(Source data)
....
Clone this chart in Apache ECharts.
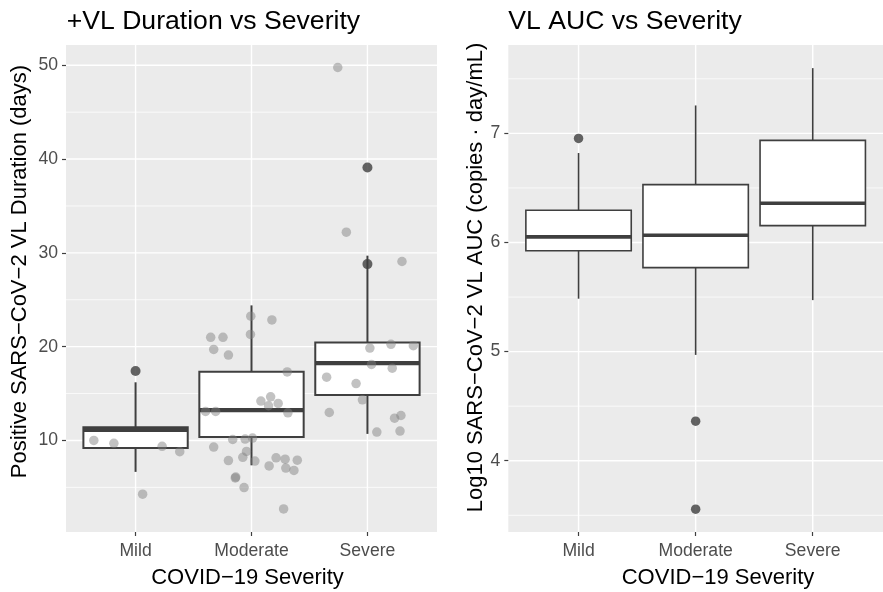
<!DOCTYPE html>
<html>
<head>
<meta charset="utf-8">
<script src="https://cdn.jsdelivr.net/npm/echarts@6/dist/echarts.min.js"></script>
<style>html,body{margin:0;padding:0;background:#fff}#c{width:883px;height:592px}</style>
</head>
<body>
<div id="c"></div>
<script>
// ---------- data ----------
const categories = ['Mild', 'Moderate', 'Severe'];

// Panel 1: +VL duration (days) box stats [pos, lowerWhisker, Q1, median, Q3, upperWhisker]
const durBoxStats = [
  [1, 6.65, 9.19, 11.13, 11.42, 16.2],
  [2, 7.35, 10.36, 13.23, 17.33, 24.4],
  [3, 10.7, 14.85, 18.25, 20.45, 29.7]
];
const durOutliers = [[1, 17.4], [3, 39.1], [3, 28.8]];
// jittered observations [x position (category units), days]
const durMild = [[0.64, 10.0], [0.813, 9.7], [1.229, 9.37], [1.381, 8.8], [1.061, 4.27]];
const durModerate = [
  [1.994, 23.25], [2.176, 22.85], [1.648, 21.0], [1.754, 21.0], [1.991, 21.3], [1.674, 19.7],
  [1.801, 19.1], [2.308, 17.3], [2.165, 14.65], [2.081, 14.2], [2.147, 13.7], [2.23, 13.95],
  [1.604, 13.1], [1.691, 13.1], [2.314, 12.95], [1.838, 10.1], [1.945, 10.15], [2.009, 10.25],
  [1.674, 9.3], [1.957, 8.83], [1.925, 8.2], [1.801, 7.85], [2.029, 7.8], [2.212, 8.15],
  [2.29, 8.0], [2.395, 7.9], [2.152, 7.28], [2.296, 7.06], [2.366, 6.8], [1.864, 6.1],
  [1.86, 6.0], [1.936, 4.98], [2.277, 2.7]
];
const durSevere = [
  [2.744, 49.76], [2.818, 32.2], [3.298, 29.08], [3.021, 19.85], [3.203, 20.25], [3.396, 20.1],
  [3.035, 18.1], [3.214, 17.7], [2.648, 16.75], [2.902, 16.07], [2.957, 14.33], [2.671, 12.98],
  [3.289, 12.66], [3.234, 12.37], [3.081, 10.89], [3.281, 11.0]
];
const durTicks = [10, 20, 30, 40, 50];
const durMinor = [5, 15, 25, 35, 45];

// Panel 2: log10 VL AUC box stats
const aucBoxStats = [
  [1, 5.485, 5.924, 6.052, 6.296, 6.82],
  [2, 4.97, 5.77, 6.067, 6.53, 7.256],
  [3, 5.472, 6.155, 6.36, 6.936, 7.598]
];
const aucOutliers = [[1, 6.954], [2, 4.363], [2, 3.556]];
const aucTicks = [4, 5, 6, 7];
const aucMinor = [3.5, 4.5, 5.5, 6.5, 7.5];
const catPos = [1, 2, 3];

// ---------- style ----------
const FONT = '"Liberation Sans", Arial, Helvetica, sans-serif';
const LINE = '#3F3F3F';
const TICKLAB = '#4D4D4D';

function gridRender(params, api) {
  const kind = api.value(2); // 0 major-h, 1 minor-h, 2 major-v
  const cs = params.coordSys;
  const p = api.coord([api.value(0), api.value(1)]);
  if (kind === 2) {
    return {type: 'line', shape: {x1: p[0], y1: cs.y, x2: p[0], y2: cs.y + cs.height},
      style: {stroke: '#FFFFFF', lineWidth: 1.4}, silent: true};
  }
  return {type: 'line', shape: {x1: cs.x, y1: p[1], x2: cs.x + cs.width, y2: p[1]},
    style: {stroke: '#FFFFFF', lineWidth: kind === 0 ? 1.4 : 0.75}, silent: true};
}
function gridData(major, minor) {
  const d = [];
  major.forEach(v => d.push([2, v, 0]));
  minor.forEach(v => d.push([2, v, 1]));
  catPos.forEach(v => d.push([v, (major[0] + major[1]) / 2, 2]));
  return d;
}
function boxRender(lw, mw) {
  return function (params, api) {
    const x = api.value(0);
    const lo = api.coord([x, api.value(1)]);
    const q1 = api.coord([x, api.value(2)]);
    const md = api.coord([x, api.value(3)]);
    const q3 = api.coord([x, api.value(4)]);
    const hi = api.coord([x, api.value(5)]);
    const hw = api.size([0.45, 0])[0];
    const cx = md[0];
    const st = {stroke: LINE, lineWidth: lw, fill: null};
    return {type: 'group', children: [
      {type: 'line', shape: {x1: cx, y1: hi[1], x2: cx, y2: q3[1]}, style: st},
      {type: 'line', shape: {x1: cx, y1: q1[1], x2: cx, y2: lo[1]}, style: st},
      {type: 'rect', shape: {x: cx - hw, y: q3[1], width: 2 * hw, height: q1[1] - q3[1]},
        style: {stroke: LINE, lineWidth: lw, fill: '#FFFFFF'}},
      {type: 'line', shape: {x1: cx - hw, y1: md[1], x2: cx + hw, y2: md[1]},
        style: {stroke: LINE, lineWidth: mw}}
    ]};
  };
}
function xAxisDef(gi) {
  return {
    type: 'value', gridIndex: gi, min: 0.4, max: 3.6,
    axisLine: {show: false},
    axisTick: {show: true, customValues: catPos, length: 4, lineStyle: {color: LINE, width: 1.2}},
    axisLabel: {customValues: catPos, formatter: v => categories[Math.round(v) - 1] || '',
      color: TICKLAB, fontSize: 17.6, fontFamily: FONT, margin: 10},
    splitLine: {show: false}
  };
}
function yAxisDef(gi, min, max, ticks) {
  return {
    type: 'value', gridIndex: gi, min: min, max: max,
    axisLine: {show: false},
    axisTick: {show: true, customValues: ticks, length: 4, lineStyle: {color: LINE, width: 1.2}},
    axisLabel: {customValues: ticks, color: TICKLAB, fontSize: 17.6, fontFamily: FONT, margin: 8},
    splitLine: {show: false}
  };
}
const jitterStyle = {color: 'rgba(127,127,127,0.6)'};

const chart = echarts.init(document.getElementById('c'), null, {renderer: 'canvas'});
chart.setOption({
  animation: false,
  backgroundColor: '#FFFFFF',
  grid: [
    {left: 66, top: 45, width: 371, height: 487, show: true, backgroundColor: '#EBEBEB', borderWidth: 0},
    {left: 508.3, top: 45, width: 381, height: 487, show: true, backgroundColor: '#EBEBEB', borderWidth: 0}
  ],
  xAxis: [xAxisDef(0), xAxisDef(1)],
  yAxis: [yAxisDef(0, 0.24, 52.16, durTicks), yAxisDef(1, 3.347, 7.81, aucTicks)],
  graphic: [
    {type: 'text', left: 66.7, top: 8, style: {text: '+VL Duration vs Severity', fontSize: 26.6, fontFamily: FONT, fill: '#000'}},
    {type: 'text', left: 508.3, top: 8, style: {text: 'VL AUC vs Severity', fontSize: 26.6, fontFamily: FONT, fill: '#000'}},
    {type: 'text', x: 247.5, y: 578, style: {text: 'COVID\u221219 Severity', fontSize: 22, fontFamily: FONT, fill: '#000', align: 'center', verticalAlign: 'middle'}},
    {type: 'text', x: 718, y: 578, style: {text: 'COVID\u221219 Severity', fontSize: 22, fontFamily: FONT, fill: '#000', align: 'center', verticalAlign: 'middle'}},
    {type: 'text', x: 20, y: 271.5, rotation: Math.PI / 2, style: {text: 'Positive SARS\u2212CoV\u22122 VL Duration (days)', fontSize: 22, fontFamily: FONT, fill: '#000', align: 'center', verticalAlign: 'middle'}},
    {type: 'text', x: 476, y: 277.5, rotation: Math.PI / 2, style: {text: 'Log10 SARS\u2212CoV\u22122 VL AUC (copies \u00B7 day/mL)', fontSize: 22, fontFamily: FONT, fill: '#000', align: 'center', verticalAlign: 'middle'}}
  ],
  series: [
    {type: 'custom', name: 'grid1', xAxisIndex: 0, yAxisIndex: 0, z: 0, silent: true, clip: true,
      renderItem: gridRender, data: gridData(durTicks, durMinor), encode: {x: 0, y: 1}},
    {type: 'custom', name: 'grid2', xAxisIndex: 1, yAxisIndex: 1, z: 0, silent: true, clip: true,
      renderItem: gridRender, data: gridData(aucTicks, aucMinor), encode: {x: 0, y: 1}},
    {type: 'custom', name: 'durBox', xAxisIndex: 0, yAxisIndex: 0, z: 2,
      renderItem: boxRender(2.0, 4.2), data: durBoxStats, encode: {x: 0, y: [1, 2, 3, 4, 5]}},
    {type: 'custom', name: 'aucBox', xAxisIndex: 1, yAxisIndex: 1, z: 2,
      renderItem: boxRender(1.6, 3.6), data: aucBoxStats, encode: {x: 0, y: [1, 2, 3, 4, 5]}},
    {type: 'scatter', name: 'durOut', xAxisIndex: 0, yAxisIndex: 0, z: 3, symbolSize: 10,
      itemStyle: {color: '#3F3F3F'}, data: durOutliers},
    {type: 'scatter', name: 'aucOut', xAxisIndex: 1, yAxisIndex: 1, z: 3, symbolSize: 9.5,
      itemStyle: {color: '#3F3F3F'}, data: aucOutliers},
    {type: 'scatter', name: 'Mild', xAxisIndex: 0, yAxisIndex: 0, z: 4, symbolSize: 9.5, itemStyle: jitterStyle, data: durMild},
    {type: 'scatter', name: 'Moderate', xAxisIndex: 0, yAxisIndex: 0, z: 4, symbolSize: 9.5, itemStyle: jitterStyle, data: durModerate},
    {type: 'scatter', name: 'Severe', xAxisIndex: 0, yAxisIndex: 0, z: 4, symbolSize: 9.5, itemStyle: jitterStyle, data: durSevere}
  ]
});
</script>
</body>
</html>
....
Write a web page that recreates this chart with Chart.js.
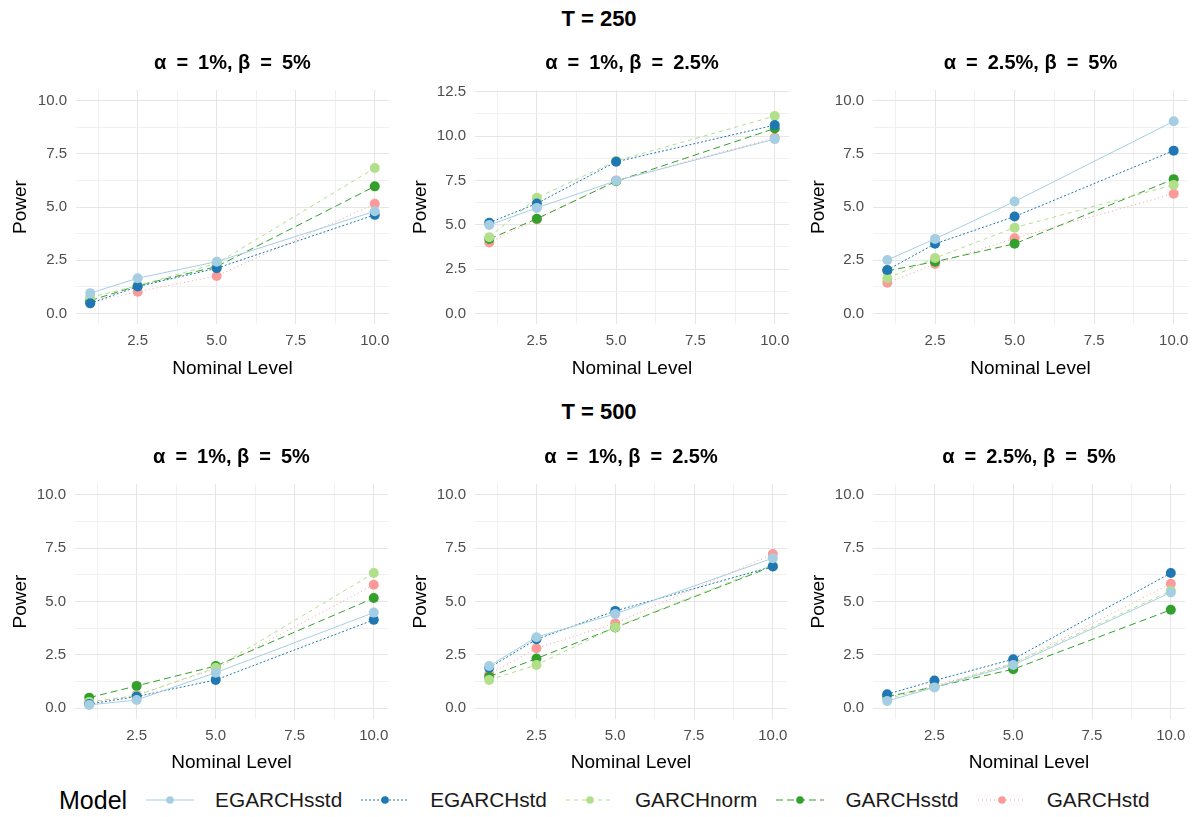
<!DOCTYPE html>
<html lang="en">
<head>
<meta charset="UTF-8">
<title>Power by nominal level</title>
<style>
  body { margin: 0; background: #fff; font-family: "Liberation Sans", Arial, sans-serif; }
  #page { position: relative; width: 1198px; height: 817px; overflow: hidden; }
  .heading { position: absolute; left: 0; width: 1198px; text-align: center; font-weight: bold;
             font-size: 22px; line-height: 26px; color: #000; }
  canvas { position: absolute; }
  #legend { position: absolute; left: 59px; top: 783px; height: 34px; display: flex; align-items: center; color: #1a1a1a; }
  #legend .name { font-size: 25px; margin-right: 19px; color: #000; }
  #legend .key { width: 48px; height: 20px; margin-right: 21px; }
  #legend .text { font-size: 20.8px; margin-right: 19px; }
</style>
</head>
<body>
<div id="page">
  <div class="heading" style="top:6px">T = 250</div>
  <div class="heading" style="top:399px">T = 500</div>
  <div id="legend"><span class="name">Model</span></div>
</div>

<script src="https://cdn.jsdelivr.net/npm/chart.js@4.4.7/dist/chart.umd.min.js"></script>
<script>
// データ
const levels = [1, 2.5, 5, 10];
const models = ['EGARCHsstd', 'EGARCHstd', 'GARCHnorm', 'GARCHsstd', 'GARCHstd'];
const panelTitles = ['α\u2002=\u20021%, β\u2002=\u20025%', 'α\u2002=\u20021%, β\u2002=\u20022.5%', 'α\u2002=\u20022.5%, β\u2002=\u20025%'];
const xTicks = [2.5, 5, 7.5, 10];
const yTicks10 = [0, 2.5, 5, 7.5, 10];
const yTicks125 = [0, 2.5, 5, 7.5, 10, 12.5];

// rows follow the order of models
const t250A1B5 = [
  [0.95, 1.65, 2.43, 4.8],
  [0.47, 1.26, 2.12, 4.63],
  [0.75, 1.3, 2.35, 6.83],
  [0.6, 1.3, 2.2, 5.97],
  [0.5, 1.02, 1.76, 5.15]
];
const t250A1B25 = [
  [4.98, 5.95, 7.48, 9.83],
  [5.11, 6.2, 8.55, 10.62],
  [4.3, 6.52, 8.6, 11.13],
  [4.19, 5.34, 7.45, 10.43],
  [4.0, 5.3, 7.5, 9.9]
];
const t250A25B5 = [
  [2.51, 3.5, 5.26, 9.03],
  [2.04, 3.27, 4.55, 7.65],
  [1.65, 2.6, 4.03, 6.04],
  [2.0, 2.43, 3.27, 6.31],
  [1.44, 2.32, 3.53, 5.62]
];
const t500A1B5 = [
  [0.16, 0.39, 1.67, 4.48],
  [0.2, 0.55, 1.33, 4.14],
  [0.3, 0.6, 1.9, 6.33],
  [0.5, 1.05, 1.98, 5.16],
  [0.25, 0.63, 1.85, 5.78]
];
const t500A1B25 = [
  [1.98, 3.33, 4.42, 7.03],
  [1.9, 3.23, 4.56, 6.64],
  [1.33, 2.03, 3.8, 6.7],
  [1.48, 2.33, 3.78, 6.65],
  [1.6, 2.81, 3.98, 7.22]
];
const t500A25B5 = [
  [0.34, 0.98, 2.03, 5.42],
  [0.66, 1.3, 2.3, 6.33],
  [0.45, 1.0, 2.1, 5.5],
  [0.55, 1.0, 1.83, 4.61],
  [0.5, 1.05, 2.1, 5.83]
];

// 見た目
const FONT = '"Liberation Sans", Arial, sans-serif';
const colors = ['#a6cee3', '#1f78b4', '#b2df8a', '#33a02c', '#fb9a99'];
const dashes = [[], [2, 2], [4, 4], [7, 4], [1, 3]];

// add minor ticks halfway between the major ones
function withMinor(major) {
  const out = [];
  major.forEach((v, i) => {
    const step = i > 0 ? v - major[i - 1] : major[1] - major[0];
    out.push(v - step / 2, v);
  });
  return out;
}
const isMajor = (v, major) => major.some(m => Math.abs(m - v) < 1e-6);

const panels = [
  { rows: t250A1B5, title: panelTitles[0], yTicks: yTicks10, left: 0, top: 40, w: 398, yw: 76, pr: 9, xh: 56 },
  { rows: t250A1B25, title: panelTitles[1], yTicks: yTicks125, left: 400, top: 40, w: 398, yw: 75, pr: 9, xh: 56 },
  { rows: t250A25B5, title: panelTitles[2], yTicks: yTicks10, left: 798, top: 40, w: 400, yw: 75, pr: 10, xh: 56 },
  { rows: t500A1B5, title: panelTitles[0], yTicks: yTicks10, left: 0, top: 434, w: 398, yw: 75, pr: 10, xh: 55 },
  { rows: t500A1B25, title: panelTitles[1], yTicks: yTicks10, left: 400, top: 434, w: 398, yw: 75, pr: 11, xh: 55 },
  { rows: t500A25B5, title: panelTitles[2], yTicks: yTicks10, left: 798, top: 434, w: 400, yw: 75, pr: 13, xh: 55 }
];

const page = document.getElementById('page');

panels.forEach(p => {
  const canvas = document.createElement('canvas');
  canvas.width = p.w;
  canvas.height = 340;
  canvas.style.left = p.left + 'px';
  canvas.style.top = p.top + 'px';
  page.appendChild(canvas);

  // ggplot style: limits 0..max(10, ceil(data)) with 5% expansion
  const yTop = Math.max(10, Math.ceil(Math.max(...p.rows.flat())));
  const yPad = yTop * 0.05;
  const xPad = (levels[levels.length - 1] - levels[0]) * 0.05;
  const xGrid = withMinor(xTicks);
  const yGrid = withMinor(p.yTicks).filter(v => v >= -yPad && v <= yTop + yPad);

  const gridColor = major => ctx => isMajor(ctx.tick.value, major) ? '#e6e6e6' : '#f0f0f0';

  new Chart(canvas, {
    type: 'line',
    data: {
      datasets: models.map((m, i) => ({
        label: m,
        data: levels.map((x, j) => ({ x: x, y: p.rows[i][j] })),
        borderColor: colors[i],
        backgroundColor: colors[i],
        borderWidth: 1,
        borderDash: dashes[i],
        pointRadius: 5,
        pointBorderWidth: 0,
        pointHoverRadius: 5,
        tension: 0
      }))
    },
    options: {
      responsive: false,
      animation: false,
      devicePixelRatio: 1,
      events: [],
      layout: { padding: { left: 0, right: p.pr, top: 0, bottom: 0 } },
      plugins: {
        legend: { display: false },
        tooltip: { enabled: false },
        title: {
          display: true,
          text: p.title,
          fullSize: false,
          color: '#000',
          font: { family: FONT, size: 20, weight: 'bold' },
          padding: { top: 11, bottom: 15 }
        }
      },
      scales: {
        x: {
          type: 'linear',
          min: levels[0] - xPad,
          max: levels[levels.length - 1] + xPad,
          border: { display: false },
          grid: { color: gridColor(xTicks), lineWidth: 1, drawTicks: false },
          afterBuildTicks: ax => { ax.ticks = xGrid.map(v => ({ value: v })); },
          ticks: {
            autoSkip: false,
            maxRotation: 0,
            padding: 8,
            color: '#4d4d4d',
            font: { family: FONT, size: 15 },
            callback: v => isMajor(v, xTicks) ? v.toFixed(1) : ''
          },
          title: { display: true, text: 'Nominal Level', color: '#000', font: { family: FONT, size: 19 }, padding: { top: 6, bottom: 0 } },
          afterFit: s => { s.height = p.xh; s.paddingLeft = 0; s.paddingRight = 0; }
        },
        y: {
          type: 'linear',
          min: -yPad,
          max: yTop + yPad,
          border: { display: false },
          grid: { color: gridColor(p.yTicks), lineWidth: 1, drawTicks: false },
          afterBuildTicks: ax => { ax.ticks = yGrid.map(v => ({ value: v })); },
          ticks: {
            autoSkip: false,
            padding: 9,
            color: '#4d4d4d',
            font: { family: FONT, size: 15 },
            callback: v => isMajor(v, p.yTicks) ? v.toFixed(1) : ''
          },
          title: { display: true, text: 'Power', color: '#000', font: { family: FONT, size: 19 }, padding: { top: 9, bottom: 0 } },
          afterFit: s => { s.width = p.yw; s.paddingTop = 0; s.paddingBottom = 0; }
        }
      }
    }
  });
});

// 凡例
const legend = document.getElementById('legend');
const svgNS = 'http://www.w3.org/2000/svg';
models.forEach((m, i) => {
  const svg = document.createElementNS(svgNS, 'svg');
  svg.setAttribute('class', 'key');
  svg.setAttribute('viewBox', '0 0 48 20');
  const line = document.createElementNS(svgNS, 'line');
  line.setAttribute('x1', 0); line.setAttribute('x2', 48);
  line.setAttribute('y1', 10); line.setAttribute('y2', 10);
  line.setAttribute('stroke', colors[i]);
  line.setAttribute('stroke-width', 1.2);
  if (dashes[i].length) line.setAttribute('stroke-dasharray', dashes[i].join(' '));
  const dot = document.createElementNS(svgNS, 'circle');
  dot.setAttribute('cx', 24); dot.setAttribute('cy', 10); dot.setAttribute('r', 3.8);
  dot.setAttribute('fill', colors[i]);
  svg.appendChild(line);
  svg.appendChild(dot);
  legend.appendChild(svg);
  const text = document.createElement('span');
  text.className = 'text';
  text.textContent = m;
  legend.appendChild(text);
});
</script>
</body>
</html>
....
### What to produce
From the line containing "Clone this chart in Apache ECharts." to the line containing "const categories = ['Mild', 'Moderate', 'Severe'];", both lines included, give the text again exactly, without any pictures.

### Finished task
Clone this chart in Apache ECharts.
<!DOCTYPE html>
<html>
<head>
<meta charset="utf-8">
<script src="https://cdn.jsdelivr.net/npm/echarts@6/dist/echarts.min.js"></script>
<style>html,body{margin:0;padding:0;background:#fff}#c{width:883px;height:592px}</style>
</head>
<body>
<div id="c"></div>
<script>
// ---------- data ----------
const categories = ['Mild', 'Moderate', 'Severe'];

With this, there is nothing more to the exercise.